Which is how the Falcons ended up in the situation they were in – and possibly part of what the offseason looks like. But the Falcons hope eventually they are going to be in what Smith called “a different spot” next season and the year after that.

That’s on the field and, presumably, with the cap.

But what the Falcons showed this year was resiliency. Even with talent issues at some positions and a roster where almost every position has questions entering this offseason, they managed to hang around almost the entire year. Before the season, Falcons owner Arthur Blank said he wanted his team to be competitive this year.

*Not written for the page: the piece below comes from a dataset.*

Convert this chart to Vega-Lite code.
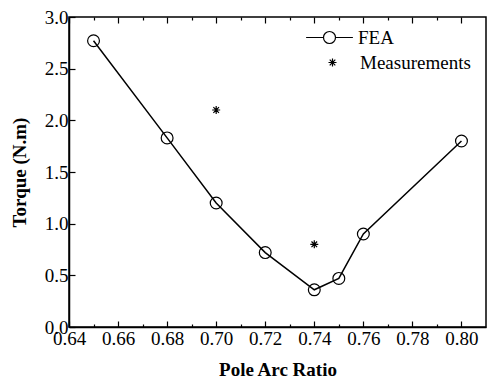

Atlanta was that, even without star receiver Calvin Ridley for most of the season, a quarterback in Matt Ryan under almost constant duress being sacked 37 times, and a defense unable to create consistent pressure on opposing quarterbacks. And going into the final week, Smith figures there won’t be much need for random motivation. It’s part of the culture they’ve started to build. They don’t want players they have to “trick” into being motivated to play.

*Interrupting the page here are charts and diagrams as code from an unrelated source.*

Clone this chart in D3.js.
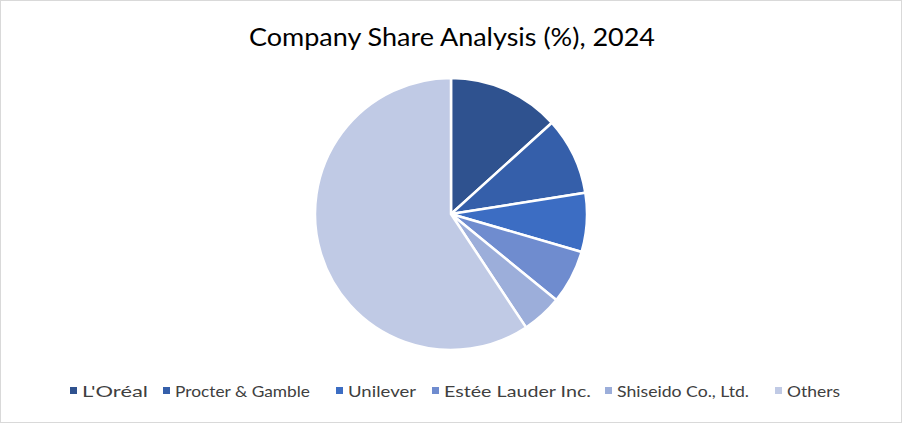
<!DOCTYPE html>
<html><head><meta charset="utf-8">
<script src="https://cdn.jsdelivr.net/npm/d3@7"></script>
<style>body{margin:0;background:#fff}svg{display:block}</style>
</head><body><svg id="c" width="902" height="423"></svg>
<script>
const categories = ["L'Oréal","Procter & Gamble","Unilever","Estée Lauder Inc.","Shiseido Co., Ltd.","Others"];
const values = [13.3, 9.2, 7.0, 6.4, 4.8, 59.3];
const colors = ["#2F528F","#355FAA","#3C6DC3","#6F8CCF","#9CAEDA","#C0CAE5"];
const svg = d3.select("#c");
svg.append("rect").attr("x",0.5).attr("y",0.5).attr("width",901).attr("height",422).attr("fill","#fff").attr("stroke","#d9d9d9");
svg.append("text").attr("x",452).attr("y",46).attr("text-anchor","middle")
  .attr("font-family","Lato, sans-serif").attr("font-size",25).attr("fill","#000")
  .attr("textLength",406).attr("lengthAdjust","spacingAndGlyphs")
  .text("Company Share Analysis (%), 2024");
const pie = d3.pie().sort(null).value(d=>d)(values);
const arc = d3.arc().innerRadius(0).outerRadius(136);
const g = svg.append("g").attr("transform","translate(451,214)");
g.selectAll("path").data(pie).join("path").attr("d",arc)
  .attr("fill",(d,i)=>colors[i]).attr("stroke","#fff").attr("stroke-width",2.5);
const legX=[70,163,336,432,605,775];
const legW=[66,135,68,147,132,53];
const lg = svg.append("g");
categories.forEach((c,i)=>{
  lg.append("rect").attr("x",legX[i]).attr("y",387).attr("width",7).attr("height",7).attr("fill",colors[i]);
  lg.append("text").attr("x",legX[i]+12).attr("y",397).attr("font-family","Lato, sans-serif")
    .attr("font-size",16).attr("fill","#404040")
    .attr("textLength",legW[i]).attr("lengthAdjust","spacingAndGlyphs").text(c);
});
</script></body></html>
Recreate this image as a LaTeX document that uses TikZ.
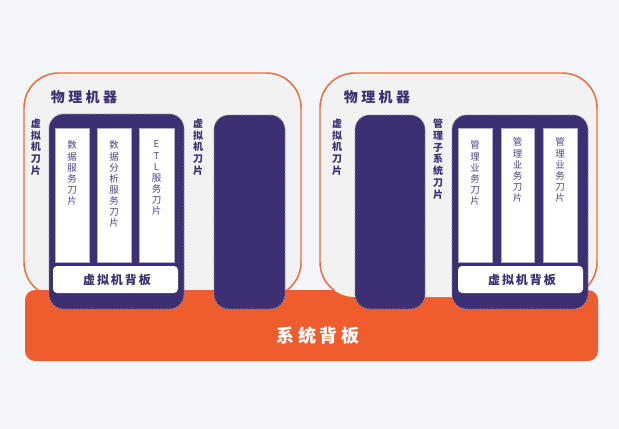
\documentclass[tikz,border=0pt]{standalone}
\usepackage{fontspec}
\setmainfont{Noto Sans CJK SC}
\definecolor{bgc}{HTML}{F5F6FB}
\definecolor{pmfill}{HTML}{F2F2F2}
\definecolor{pmline}{HTML}{EE6A3A}
\definecolor{boardc}{HTML}{ED5D2E}
\definecolor{deep}{HTML}{3C2F72}
\definecolor{soft}{HTML}{4E4386}
\definecolor{dashc}{HTML}{8A8A9A}
\newcommand\pbox[6]{\node[#6, minimum width={(#4-#2)*0.75pt}, minimum height={(#5-#3)*0.75pt}] (#1) at ({(#2+#4)/2},{(#3+#5)/2}) {};}
\tikzset{
  every node/.style={inner sep=0pt, outer sep=0pt},
  pmbox/.style={rectangle, rounded corners=26pt, fill=pmfill, draw=pmline, line width=1.1pt},
  pmfillonly/.style={rectangle, rounded corners=26pt, fill=pmfill},
  boardbox/.style={rectangle, rounded corners=7.5pt, fill=boardc},
  darkbox/.style={rectangle, rounded corners=11pt, fill=deep, draw=dashc, line width=0.6pt, dash pattern=on 1.5pt off 1pt},
  colbox/.style={rectangle, fill=white, draw=deep!40, line width=0.3pt},
  innerboard/.style={rectangle, rounded corners=3pt, fill=white},
  vlabel/.style={align=center, text=deep, font=\fontsize{7.5}{8.8}\selectfont\bfseries},
  coltext/.style={align=center, text=soft, anchor=north, font=\fontsize{7.1}{8.3}\selectfont},
  pmtitle/.style={text=deep, font=\fontsize{10.5}{12}\selectfont\bfseries\addfontfeature{LetterSpace=24}},
  ibtext/.style={text=deep, font=\fontsize{9}{10}\selectfont\bfseries\addfontfeature{LetterSpace=16}},
}
\begin{document}
\begin{tikzpicture}[x=0.75pt,y=-0.75pt]
\fill[bgc] (0,0) rectangle (619,429);
\useasboundingbox (0,0) rectangle (619,429);
% physical machines
\pbox{pmL}{24}{73}{301}{297}{pmbox}
\pbox{board}{25}{290}{598}{361}{boardbox}
\pbox{pmRfill}{320}{73}{597}{297}{pmfillonly}
\begin{scope}
\clip (300,60) rectangle (610,289);
\pbox{pmR}{320}{73}{597}{297}{pmbox}
\end{scope}
\node[text=white, font=\fontsize{13.5}{15}\selectfont\bfseries\addfontfeature{LetterSpace=22}] (boardtxt) at (318,336) {系统背板};
\node[pmtitle] (pmLt) at (84,97) {物理机器};
\node[pmtitle] (pmRt) at (377,97) {物理机器};
% dark blades
\pbox{vmL}{49}{114}{184}{309}{darkbox}
\pbox{bladeA}{214}{115}{285}{309}{darkbox}
\pbox{bladeB}{355}{115}{425}{309}{darkbox}
\pbox{vmR}{452}{115}{588}{309}{darkbox}
% vertical labels
\node[vlabel] (lab1) at (36,147) {虚\\拟\\机\\刀\\片};
\node[vlabel] (lab2) at (198,147) {虚\\拟\\机\\刀\\片};
\node[vlabel] (lab3) at (337,147) {虚\\拟\\机\\刀\\片};
\node[vlabel] (lab4) at (438,159) {管\\理\\子\\系\\统\\刀\\片};
% white columns left
\pbox{c1}{55}{128}{89}{262}{colbox}
\pbox{c2}{97}{128}{131}{262}{colbox}
\pbox{c3}{139}{128}{174}{262}{colbox}
\pbox{ibL}{53}{266}{178}{293}{innerboard}
\node[coltext] (t1) at (72,141) {数\\据\\服\\务\\刀\\片};
\node[coltext] (t2) at (114,141) {数\\据\\分\\析\\服\\务\\刀\\片};
\node[coltext] (t3) at (156.5,141) {E\\T\\L\\服\\务\\刀\\片};
\node[ibtext] (ibLt) at (117,280) {虚拟机背板};
% white columns right
\pbox{c4}{458}{128}{492}{262}{colbox}
\pbox{c5}{501}{128}{534}{262}{colbox}
\pbox{c6}{543}{128}{577}{262}{colbox}
\pbox{ibR}{458}{266}{583}{293}{innerboard}
\node[coltext] (t4) at (475,141) {管\\理\\业\\务\\刀\\片};
\node[coltext] (t5) at (517.5,138) {管\\理\\业\\务\\刀\\片};
\node[coltext] (t6) at (560,138) {管\\理\\业\\务\\刀\\片};
\node[ibtext] (ibRt) at (522,280) {虚拟机背板};
\end{tikzpicture}
\end{document}
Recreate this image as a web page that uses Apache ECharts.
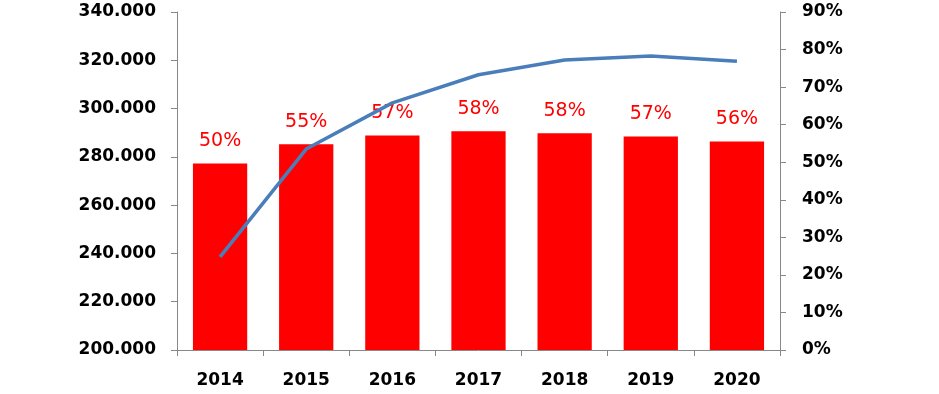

Which is how Smith has approached this season – and the finale.

“We’re playing to win this game,” Smith said. “That’s the best way to describe it. There are so many things that happen, things that are in your control, out of your control. Can change so much from year to year. We obviously had a long-term vision but short-term, the way it always it when we line up on Sunday.

“Do whatever we have to do, play whoever we can, to win that game."